Tungsten(V) chloride is an inorganic compound with the formula W_{2}Cl_{10}. This compound is analogous in many ways to the more familiar molybdenum pentachloride.

==Synthesis==
The material is prepared by reduction of tungsten hexachloride. One method involves the use of tetrachloroethylene as the reductant
2 WCl_{6} + C_{2}Cl_{4} → W_{2}Cl_{10} + C_{2}Cl_{6}
The blue green solid is volatile under vacuum and slightly soluble in nonpolar solvents. The compound is oxophilic and is highly reactive toward Lewis bases.
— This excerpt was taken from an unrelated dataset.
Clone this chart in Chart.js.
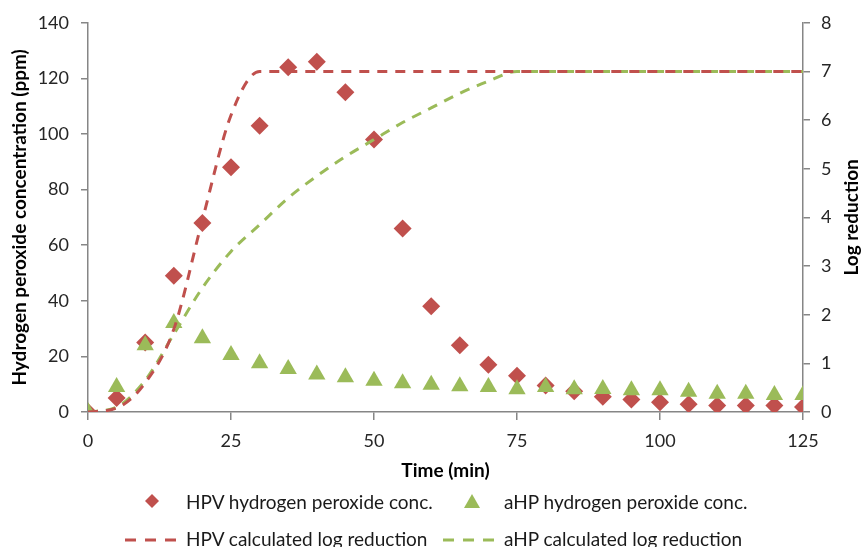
<!DOCTYPE html>
<html>
<head>
<meta charset="utf-8">
<script src="https://cdn.jsdelivr.net/npm/chart.js@4.4.1/dist/chart.umd.min.js"></script>
<style>
  html, body { margin: 0; padding: 0; background: #fff; }
  #wrap { position: relative; width: 861px; height: 547px; font-family: Lato, sans-serif; }
  #chart { position: absolute; left: 0; top: 0; }
  .lg { position: absolute; display: flex; align-items: center; font-size: 19px; color: #1a1a1a; white-space: nowrap; height: 26px; }
  .lg svg { margin-right: 7px; }
</style>
</head>
<body>
<div id="wrap">
  <canvas id="chart" width="861" height="547"></canvas>
  <div class="lg" style="left:125px;top:488px">
    <svg width="54" height="20"><polygon points="27,3 34,10 27,17 20,10" fill="#C0504D"/></svg>HPV hydrogen peroxide conc.</div>
  <div class="lg" style="left:443px;top:488px">
    <svg width="54" height="20"><polygon points="29,3 37,17 21,17" fill="#9BBB59"/></svg>aHP hydrogen peroxide conc.</div>
  <div class="lg" style="left:125px;top:525px">
    <svg width="54" height="20"><line x1="0" y1="12" x2="54" y2="12" stroke="#C0504D" stroke-width="3" stroke-dasharray="11 9"/></svg>HPV calculated log reduction</div>
  <div class="lg" style="left:443px;top:525px">
    <svg width="54" height="20"><line x1="0" y1="12" x2="54" y2="12" stroke="#9BBB59" stroke-width="3" stroke-dasharray="11 9"/></svg>aHP calculated log reduction</div>
</div>
<script>
(function(){
  'use strict';

  // Tiempos de muestreo (min)
  const times = [0, 5, 10, 15, 20, 25, 30, 35, 40, 45, 50, 55, 60, 65, 70, 75, 80, 85, 90, 95, 100, 105, 110, 115, 120, 125];

  // Concentración de peróxido (ppm), eje izquierdo
  const hpvConc = [0, 5, 25, 49, 68, 88, 103, 124, 126, 115, 98, 66, 38, 24, 17, 13, 9.5, 7.5, 5.5, 4.5, 3.5, 2.8, 2.3, 2.3, 2.3, 1.8];
  const ahpConc = [0, 9, 24, 32, 26.5, 20.5, 17.5, 15.5, 13.5, 12.5, 11.2, 10.3, 9.8, 9.3, 9, 8.2, 9, 8.2, 8.3, 7.8, 7.8, 7.3, 6.6, 6.6, 6.1, 6.1];

  // Reducción logarítmica calculada, eje derecho
  const hpvLog = [0, 0.08, 0.6, 1.7, 3.95, 6.1, 7, 7, 7, 7, 7, 7, 7, 7, 7, 7, 7, 7, 7, 7, 7, 7, 7, 7, 7, 7];
  const ahpLog = [0, 0.1, 0.65, 1.6, 2.55, 3.3, 3.85, 4.4, 4.85, 5.25, 5.6, 5.95, 6.25, 6.55, 6.8, 7, 7, 7, 7, 7, 7, 7, 7, 7, 7, 7];

  const RED = '#C0504D';
  const GREEN = '#9BBB59';
  const AXIS = '#868686';
  const TICK = '#262626';

  function pts(ys){ return times.map((t, i) => ({ x: t, y: ys[i] })); }

  // Título del eje derecho, leído de abajo hacia arriba
  const rightTitle = {
    id: 'rightTitle',
    afterDraw(chart){
      const ctx = chart.ctx;
      const a = chart.chartArea;
      ctx.save();
      ctx.translate(852, (a.top + a.bottom) / 2);
      ctx.rotate(-Math.PI / 2);
      ctx.font = 'bold 19px Lato';
      ctx.fillStyle = '#000';
      ctx.textAlign = 'center';
      ctx.textBaseline = 'middle';
      ctx.fillText('Log reduction', 0, 0);
      ctx.restore();
    }
  };

  const tickFont = { family: 'Lato', size: 18 };
  const titleFont = { family: 'Lato', size: 19, weight: 'bold' };

  new Chart(document.getElementById('chart'), {
    type: 'scatter',
    data: {
      datasets: [
        { label: 'HPV calculated log reduction', data: pts(hpvLog), yAxisID: 'y1', showLine: true,
          borderColor: RED, borderWidth: 3, borderDash: [10, 8], pointRadius: 0, cubicInterpolationMode: 'monotone' },
        { label: 'aHP calculated log reduction', data: pts(ahpLog), yAxisID: 'y1', showLine: true,
          borderColor: GREEN, borderWidth: 3, borderDash: [10, 8], pointRadius: 0, cubicInterpolationMode: 'monotone' },
        { label: 'aHP hydrogen peroxide conc.', data: pts(ahpConc), yAxisID: 'y',
          pointStyle: 'triangle', pointRadius: 10, backgroundColor: GREEN, borderColor: GREEN, borderWidth: 0 },
        { label: 'HPV hydrogen peroxide conc.', data: pts(hpvConc), yAxisID: 'y',
          pointStyle: 'rectRot', pointRadius: 9, backgroundColor: RED, borderColor: RED, borderWidth: 0 }
      ]
    },
    options: {
      responsive: false,
      animation: false,
      layout: { padding: { top: 22, bottom: 65, left: 0, right: 0 } },
      plugins: { legend: { display: false }, tooltip: { enabled: false } },
      scales: {
        x: {
          type: 'linear', min: 0, max: 125,
          afterFit(s){ s.height = 70; },
          ticks: { stepSize: 25, font: tickFont, color: TICK, padding: 10 },
          grid: { drawOnChartArea: false, color: AXIS, tickLength: 8, lineWidth: 1.5 },
          border: { color: AXIS, width: 1.5 },
          title: { display: true, text: 'Time (min)', font: titleFont, color: '#000', padding: 0 }
        },
        y: {
          position: 'left', min: 0, max: 140,
          afterFit(s){ s.width = 88; },
          ticks: { stepSize: 20, font: tickFont, color: TICK, padding: 12 },
          grid: { drawOnChartArea: false, color: AXIS, tickLength: 7, lineWidth: 1.5 },
          border: { color: AXIS, width: 1.5 },
          title: { display: true, text: 'Hydrogen peroxide concentration (ppm)', font: titleFont, color: '#000', padding: { top: 8 } }
        },
        y1: {
          position: 'right', min: 0, max: 8,
          afterFit(s){ s.width = 58; },
          ticks: { stepSize: 1, font: tickFont, color: TICK, padding: 11 },
          grid: { drawOnChartArea: false, color: AXIS, tickLength: 7, lineWidth: 1.5 },
          border: { color: AXIS, width: 1.5 }
        }
      }
    },
    plugins: [rightTitle]
  });
})();
</script>
</body>
</html>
When the same reduction is conducted in the presence of tetraphenylarsonium chloride, one obtains instead the hexachlorotungstate(V) salt:
2 WCl6 + Cl2C=CCl2 + 2 (C6H5)4AsCl -> 2 (C6H5)4As[WCl6] + Cl3C\sCCl3

==Structure==
The compound exists as a dimer, with a pair of octahedral tungsten(V) centres bridged by two chloride ligands. The W---W separation is 3.814 Å, which is non-bonding. The compound is isostructural with Nb_{2}Cl_{10} and Mo_{2}Cl_{10}. The compound evaporates to give trigonal bipyramidal WCl_{5} monomers.